Problem to work on: Collect each line containing "page".

Source material:
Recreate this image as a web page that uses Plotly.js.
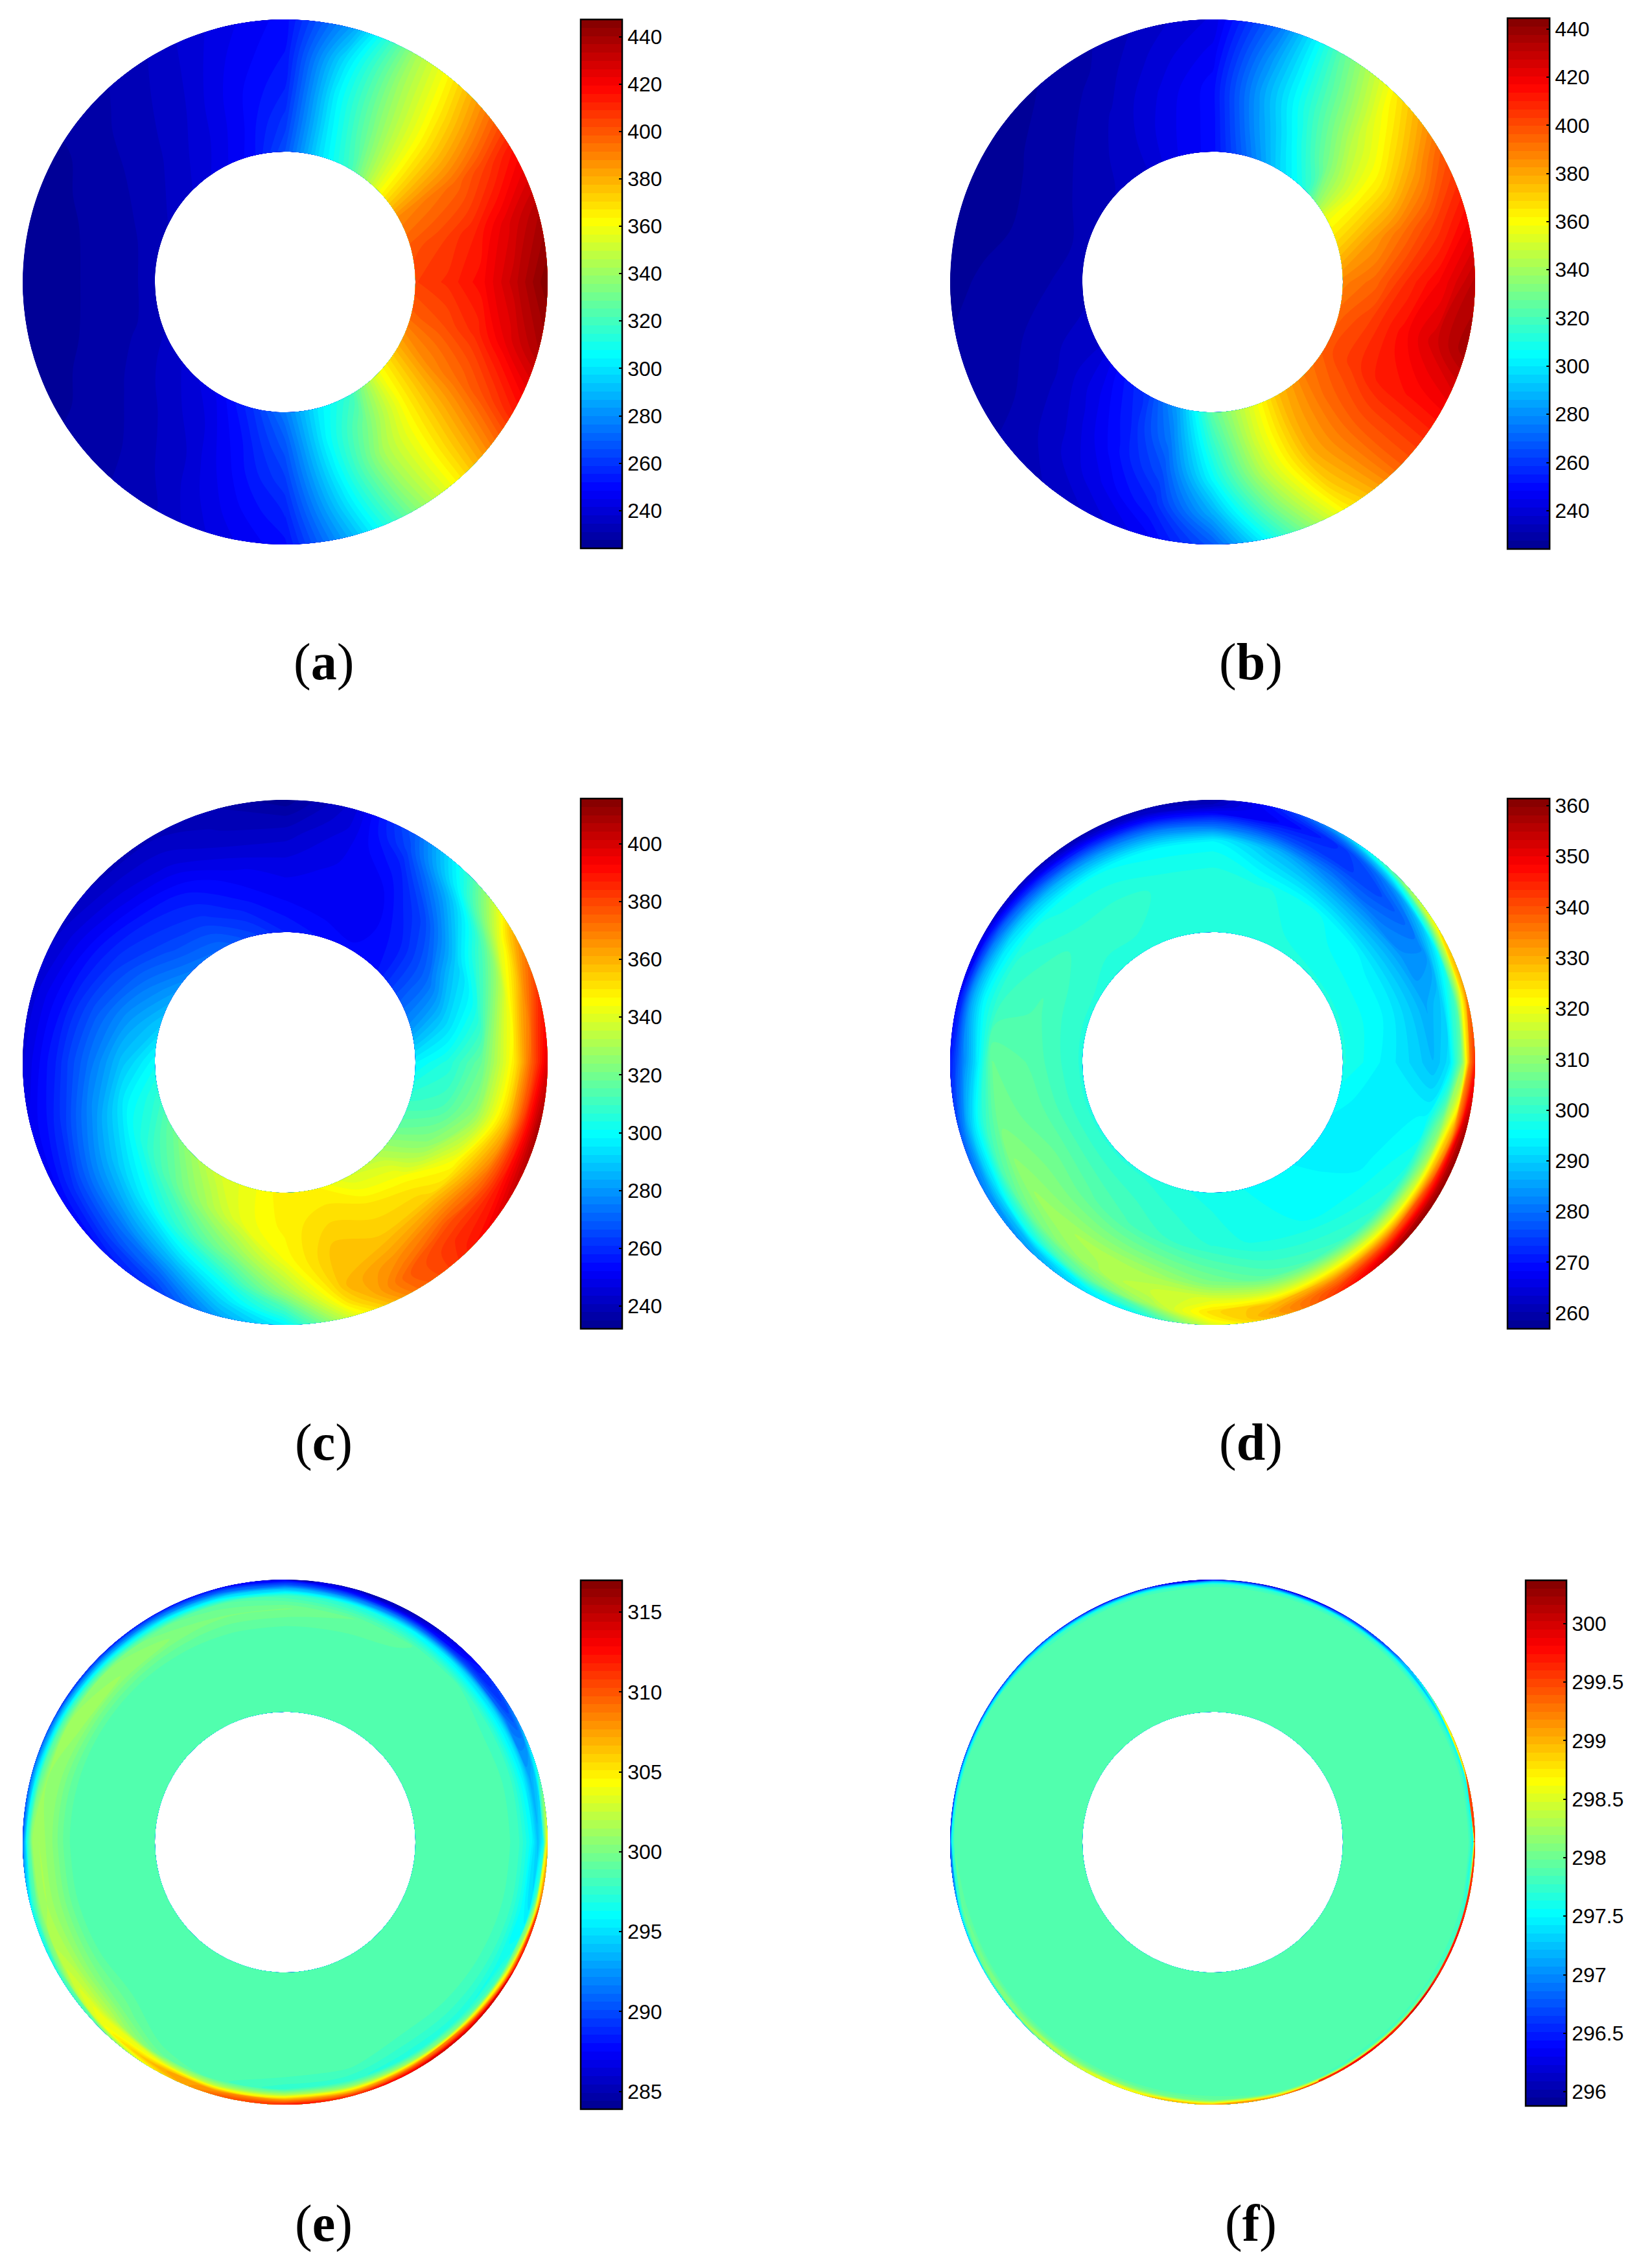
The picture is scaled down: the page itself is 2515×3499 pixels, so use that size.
<!DOCTYPE html>
<html>
<head>
<meta charset="utf-8">
<script src="https://cdn.plot.ly/plotly-3.0.1.min.js"></script>
<style>html,body{margin:0;padding:0;background:#fff}</style>
</head>
<body>
<div id="chart" style="width:2515px;height:3499px"></div>
<script>
// Angles of the table rows, degrees counter-clockwise from the right-hand side.
const angles = [0,15,30,45,60,75,90,105,120,135,150,165,180,195,210,225,240,255,270,285,300,315,330,345];

const captions = ['a','b','c','d','e','f'];

const ringsA = [201,252,303,354,405];
const tempA = [
[405,410,418,432,447],[400,405,412,425,437],[388,392,396,405,416],[358,362,366,372,380],
[320,330,336,340,342],[298,300,302,298,285],[266,260,255,252,250],[250,248,247,245,243],
[243,240,238,236,235],[238,235,233,232,230],[235,232,230,228,227],[233,230,228,227,226],
[232,230,228,226,225],[233,230,228,227,226],[236,233,230,228,227],[240,236,233,231,230],
[246,241,238,236,234],[258,252,249,246,243],[276,268,262,256,251],[302,305,303,298,290],
[318,332,342,340,335],[358,363,368,372,375],[380,388,394,402,412],[397,402,410,424,437]];
const ticksA = [240,260,280,300,320,340,360,380,400,420,440];

const ringsB = [201,252,303,354,405];
const tempB = [
[388,395,408,418,432],[372,382,392,403,415],[356,360,366,380,396],[312,332,345,355,366],
[295,305,315,320,326],[272,280,285,282,275],[250,250,250,246,242],[245,244,242,239,236],
[238,237,235,232,230],[235,233,231,229,227],[233,231,229,227,226],[232,230,228,227,226],
[233,231,229,228,227],[235,233,231,229,228],[238,236,233,231,230],[250,244,239,236,233],
[260,255,250,244,238],[285,275,265,256,247],[325,315,305,288,268],[350,350,345,332,315],
[375,378,378,372,362],[390,394,396,396,395],[398,405,412,414,416],[395,404,415,426,437]];
const ticksB = [240,260,280,300,320,340,360,380,400,420,440];

const ringsC = [201,252,303,354,380,405];
const tempC = [
[298,305,318,350,375,398],[280,290,303,342,365,385],[268,272,290,315,340,360],[255,258,265,285,300,310],
[253,250,252,258,265,270],[255,250,250,248,246,245],[258,252,248,242,238,233],[265,256,250,242,240,238],
[272,262,255,246,243,240],[275,265,258,248,244,240],[282,272,262,252,247,243],[290,280,268,255,250,245],
[300,288,273,258,252,246],[308,298,280,262,255,250],[318,305,288,270,260,252],[328,315,297,275,265,255],
[338,328,310,285,272,262],[343,342,325,302,292,282],[349,348,345,328,312,298],[347,352,357,358,352,340],
[338,350,355,368,375,372],[332,345,355,378,385,388],[318,325,345,372,388,402],[308,312,325,358,385,410]];
const ticksC = [240,260,280,300,320,340,360,380,400];

const ringsD = [201,280,340,365,385,397,405];
const tempD = [
[298,293,288,292,308,335,345],[298,294,286,290,302,322,335],[298,294,283,282,292,312,325],[298,295,280,276,282,295,308],
[298,297,282,274,273,280,288],[298,298,288,276,268,270,272],[299,299,295,280,268,262,260],[299,299,295,283,270,263,261],
[299,300,296,285,272,264,260],[299,300,297,288,275,266,262],[299,302,299,292,280,270,264],[299,303,301,295,285,274,268],
[299,304,306,292,282,275,271],[299,305,307,300,290,282,277],[299,306,310,304,292,285,282],[299,305,312,308,298,288,285],
[299,303,313,312,305,295,292],[298,301,312,316,312,303,298],[297,299,308,318,325,322,318],[296,297,304,316,329,332,330],
[295,296,302,318,335,342,345],[294,295,300,318,340,352,358],[294,294,298,316,342,355,360],[295,293,295,308,330,352,358]];
const ticksD = [260,270,280,290,300,310,320,330,340,350,360];

const ringsE = [201,330,360,380,390,398,405];
const tempE = [
[298.8,298.8,298,296,294,296,306],[298.8,298.8,298,295.5,293,294,298],[298.8,298.8,298,295,291,290,292],[298.8,298.8,298.5,295,290,288,287],
[298.8,298.8,299,296,291,287,285],[298.8,298.8,299.5,297,292,288,286],[298.8,298.8,300,298,294,290,287],[298.8,298.8,300,299,295,291,288],
[298.8,298.8,300.5,299.5,296,292,288.5],[298.8,298.8,301,300.5,297,293,289],[298.8,298.8,301,301,298,294,290],[298.8,298.8,300.5,301,299,295,291],
[298.8,298.8,300.5,301.5,301,297,291],[298.8,298.8,300.5,301.5,301,298.5,296],[298.8,298.8,300.5,302,302.5,300,297],[298.8,298.8,300,302,304,304,299],
[298.8,298.8,298.5,299.5,304,307,305],[298.8,298.8,298.5,298.5,302,308,310],[298.8,298.8,298.5,297.5,302,308,312],[298.8,298.8,298.5,297.5,301,307,312],
[298.8,298.8,298,297,301,309,314],[298.8,298.8,298,297,300,309,315],[298.8,298.8,298,296.5,298,305,314],[298.8,298.8,298,296,295,301,311]];
const ticksE = [285,290,295,300,305,310,315];

const ringsF = [201,390,398,402,405];
const tempF = [
[297.9,297.9,297.8,297.5,299.6],[297.9,297.9,297.8,297.5,299.5],[297.9,297.9,297.7,297.3,298.6],[297.9,297.9,297.7,297.2,296.8],
[297.9,297.9,297.7,297.0,296.4],[297.9,297.9,297.7,297.0,296.2],[297.9,297.9,297.75,297.2,296.3],[297.9,297.9,297.75,297.2,296.4],
[297.9,297.9,297.75,297.2,296.4],[297.9,297.9,297.8,297.3,296.6],[297.9,297.9,297.9,297.4,296.6],[297.9,297.9,297.9,297.5,296.7],
[297.9,297.9,297.9,297.6,296.7],[297.9,297.9,298,297.7,297.2],[297.9,297.9,298.1,298,297.5],[297.9,297.9,298.1,298.3,297.8],
[297.9,297.9,298.1,298.4,298.5],[297.9,297.9,298.1,298.5,298.9],[297.9,297.9,298,298.5,299.1],[297.9,297.9,297.9,298.5,299.3],
[297.9,297.9,297.8,298.5,299.8],[297.9,297.9,297.8,298.4,300],[297.9,297.9,297.8,298,300],[297.9,297.9,297.8,297.7,299.8]];
const ticksF = [296,296.5,297,297.5,298,298.5,299,299.5,300];

// MATLAB jet
const jet = [[0,'rgb(0,0,143)'],[0.111,'rgb(0,0,255)'],[0.365,'rgb(0,255,255)'],[0.619,'rgb(255,255,0)'],[0.873,'rgb(255,0,0)'],[1,'rgb(128,0,0)']];

const W = 2515, H = 3499, R = 405;
// Layout in pixels: circle centre, colour-bar box, caption centre, colour range
const panels = [
 {rings:ringsA,temp:tempA,ticks:ticksA,cx:440, cy:435,  bar:[896,960,30.5,846],  cap:[499,1022], lim:[224,447.2]},
 {rings:ringsB,temp:tempB,ticks:ticksB,cx:1871,cy:435,  bar:[2326,2391,27.7,846.5],cap:[1930,1022],lim:[224.2,444.6]},
 {rings:ringsC,temp:tempC,ticks:ticksC,cx:440, cy:1639,bar:[896,960,1232,2050],cap:[499,2225.5],lim:[232.2,415.6]},
 {rings:ringsD,temp:tempD,ticks:ticksD,cx:1871,cy:1639,bar:[2326,2391,1232,2050],cap:[1930,2225.5],lim:[256.9,361.4]},
 {rings:ringsE,temp:tempE,ticks:ticksE,cx:440, cy:2842, bar:[896,960,2438,3253.7],cap:[499,3430],lim:[283.9,317]},
 {rings:ringsF,temp:tempF,ticks:ticksF,cx:1871,cy:2842, bar:[2354,2417,2438,3248.7],cap:[1930,3430],lim:[295.88,300.37]}
];

const traces = [], shapes = [], annotations = [];
const layout = {width:W,height:H,margin:{l:0,r:0,t:0,b:0},paper_bgcolor:'#fff',plot_bgcolor:'rgba(0,0,0,0)',showlegend:false};
const hidden = {visible:false,showline:false,showgrid:false,zeroline:false,fixedrange:true};
// Each ring is drawn as four overlapping sectors of the same table.
const sectors = [[0,7],[6,13],[12,19],[18,24]];

panels.forEach((p,k)=>{
  const n = k+1, xa = n===1?'x':'x'+n, ya = n===1?'y':'y'+n;
  const pad = 6;
  layout['xaxis'+(n===1?'':n)] = Object.assign({},hidden,{range:[-R-pad,R+pad],domain:[(p.cx-R-pad)/W,(p.cx+R+pad)/W],anchor:ya});
  layout['yaxis'+(n===1?'':n)] = Object.assign({},hidden,{range:[-R-pad,R+pad],domain:[1-(p.cy+R+pad)/H,1-(p.cy-R-pad)/H],anchor:xa});
  const thetaAll = angles.concat([360]);
  const zAll = p.temp.concat([p.temp[0]]);
  const [x0,x1,y0,y1] = p.bar, [zmin,zmax] = p.lim, step=(zmax-zmin)/64;
  sectors.forEach(([from,to],s)=>{
    const theta = thetaAll.slice(from,to+1);
    const X = theta.map(t=>p.rings.map(r=>r*Math.cos(t*Math.PI/180)));
    const Y = theta.map(t=>p.rings.map(r=>r*Math.sin(t*Math.PI/180)));
    const Z = zAll.slice(from,to+1);
    const id = 'c'+n+'_'+s;
    const axis = {showgrid:false,showline:false,startline:false,endline:false,showticklabels:'none',tickmode:'array',tickvals:[],minorgridcount:0,smoothing:1};
    traces.push({type:'carpet',carpet:id,a:p.rings,b:theta,x:X,y:Y,xaxis:xa,yaxis:ya,aaxis:axis,baxis:axis});
    const tr = {type:'contourcarpet',carpet:id,a:p.rings,b:theta,z:Z,xaxis:xa,yaxis:ya,
      autocontour:false,contours:{coloring:'fill',showlines:false,start:zmin,end:zmax,size:step},
      line:{width:0},zauto:false,zmin:zmin,zmax:zmax,colorscale:jet,showscale:s===0};
    if(s===0) tr.colorbar = {x:x0/W,xanchor:'left',xpad:0,ypad:0,y:1-(y0+y1)/2/H,yanchor:'middle',len:(y1-y0)/H,lenmode:'fraction',
        thickness:x1-x0,thicknessmode:'pixels',outlinewidth:2.5,outlinecolor:'#000',borderwidth:0,
        ticks:'inside',ticklen:6,tickwidth:2,tickcolor:'#000',tickmode:'array',tickvals:p.ticks,ticktext:p.ticks.map(String),
        tickfont:{family:'Liberation Sans',size:32,color:'#000'}};
    traces.push(tr);
  });
  p.ticks.forEach(v=>{
    const yy = y1-(v-zmin)/(zmax-zmin)*(y1-y0);
    shapes.push({type:'line',xref:'paper',yref:'paper',x0:x0/W,x1:(x0+6)/W,y0:1-yy/H,y1:1-yy/H,line:{color:'#000',width:2}});
  });
  annotations.push({xref:'paper',yref:'paper',x:p.cap[0]/W,y:1-p.cap[1]/H,xanchor:'center',yanchor:'middle',showarrow:false,
    text:'(<b>'+captions[k]+'</b>)',font:{family:'Liberation Serif',size:80,color:'#000'}});
});
layout.shapes = shapes; layout.annotations = annotations;
Plotly.newPlot('chart',traces,layout,{displayModeBar:false,responsive:false,staticPlot:true});
</script>
</body>
</html>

Task result:
Recreate this image as a web page that uses Plotly.js.
The picture is scaled down: the page itself is 2515×3499 pixels, so use that size.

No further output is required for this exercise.